(SHORT EXERCISE):
All lines in the data bearing the string "React" should be identified and copied.

— START DATA EXTRACT —

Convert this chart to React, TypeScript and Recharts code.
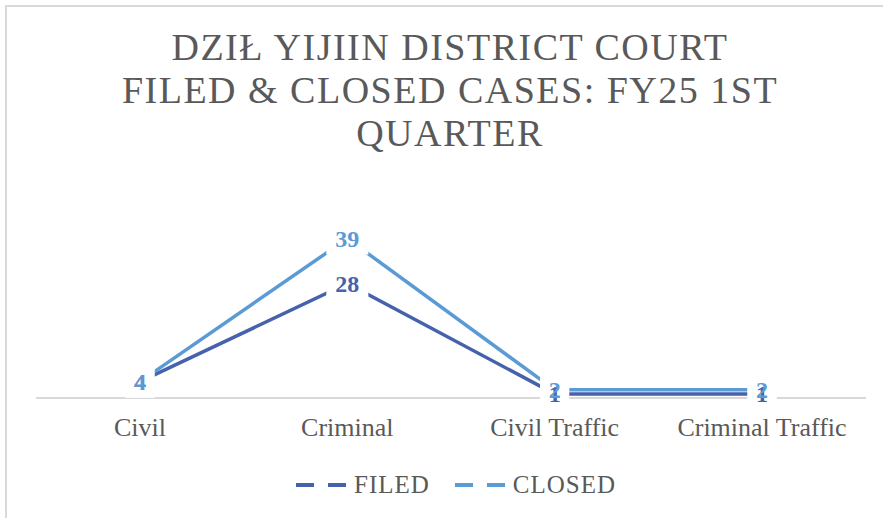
import React from 'react';
import { LineChart, Line, XAxis, YAxis, LabelList } from 'recharts';

const categories = ['Civil', 'Criminal', 'Civil Traffic', 'Criminal Traffic'];
const filed = [4, 28, 1, 1];
const closed = [4, 39, 2, 2];

const FILED_COLOR = '#4662AC';
const CLOSED_COLOR = '#5B9BD5';
const TEXT_COLOR = '#595959';
const FONT = '"Liberation Serif", "DejaVu Serif", serif';

const data = categories.map((name, i) => ({ name, filed: filed[i], closed: closed[i] }));

const labelBox = (props: any) => {
  const { x, y, value } = props;
  const w = String(value).length * 13 + 16;
  return <rect x={x - w / 2} y={y - 16} width={w} height={32} fill="#fff" />;
};

const labelText = (color: string) => (props: any) => {
  const { x, y, value } = props;
  return (
    <text
      x={x}
      y={y}
      dy={8}
      textAnchor="middle"
      fill={color}
      fontFamily={FONT}
      fontWeight="bold"
      fontSize={24}
    >
      {value}
    </text>
  );
};

const LegendItem = ({ color, label }: { color: string; label: string }) => (
  <div style={{ display: 'flex', alignItems: 'center', marginRight: 25 }}>
    <svg width={58} height={10}>
      <line x1={0} y1={5} x2={58} y2={5} stroke={color} strokeWidth={4} strokeDasharray="18 14" />
    </svg>
    <span style={{ fontFamily: FONT, fontSize: 25, letterSpacing: 1, color: TEXT_COLOR }}>{label}</span>
  </div>
);

const App: React.FC = () => {
  return (
    <div
      style={{
        position: 'fixed',
        left: 0,
        top: 0,
        width: 883,
        height: 518,
        overflow: 'hidden',
        background: '#fff',
      }}
    >
      <div
        style={{
          position: 'absolute',
          left: 5,
          top: 5,
          width: 900,
          height: 540,
          border: '2px solid #D9D9D9',
        }}
      />
      <div
        style={{
          position: 'absolute',
          left: 0,
          top: 26,
          width: 900,
          textAlign: 'center',
          fontFamily: FONT,
          fontSize: 38,
          letterSpacing: 1.5,
          lineHeight: '43px',
          color: TEXT_COLOR,
        }}
      >
        DZIŁ YIJIIN DISTRICT COURT
        <br />
        FILED &amp; CLOSED CASES: FY25 1ST
        <br />
        QUARTER
      </div>
      <div style={{ position: 'absolute', left: 0, top: 0 }}>
        <LineChart width={883} height={518} data={data} margin={{ top: 214, right: 17, bottom: 90, left: 36 }}>
          <XAxis
            dataKey="name"
            axisLine={{ stroke: '#D9D9D9', strokeWidth: 2 }}
            tickLine={false}
            tickSize={0}
            tickMargin={20}
            height={30}
            interval={0}
            padding={{ left: 104, right: 104 }}
            tick={{ fill: TEXT_COLOR, fontFamily: FONT, fontSize: 26 }}
          />
          <YAxis hide domain={[0, 45]} />
          <Line
            dataKey="filed"
            stroke={FILED_COLOR}
            strokeWidth={3.5}
            dot={false}
            isAnimationActive={false}
          >
            <LabelList dataKey="filed" content={labelBox} />
          </Line>
          <Line
            dataKey="closed"
            stroke={CLOSED_COLOR}
            strokeWidth={3.5}
            dot={false}
            isAnimationActive={false}
          >
            <LabelList dataKey="closed" content={labelBox} />
          </Line>
          <Line dataKey="filed" stroke="none" dot={false} isAnimationActive={false}>
            <LabelList dataKey="filed" content={labelText(FILED_COLOR)} />
          </Line>
          <Line dataKey="closed" stroke="none" dot={false} isAnimationActive={false}>
            <LabelList dataKey="closed" content={labelText(CLOSED_COLOR)} />
          </Line>
        </LineChart>
      </div>
      <div
        style={{
          position: 'absolute',
          left: 296,
          top: 471,
          display: 'flex',
          alignItems: 'center',
        }}
      >
        <LegendItem color={FILED_COLOR} label="FILED" />
        <LegendItem color={CLOSED_COLOR} label="CLOSED" />
      </div>
    </div>
  );
};

export default App;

— END DATA EXTRACT —

(OUTPUT FOR THIS EXERCISE):
Convert this chart to React, TypeScript and Recharts code.
import React from 'react';
const App: React.FC = () => {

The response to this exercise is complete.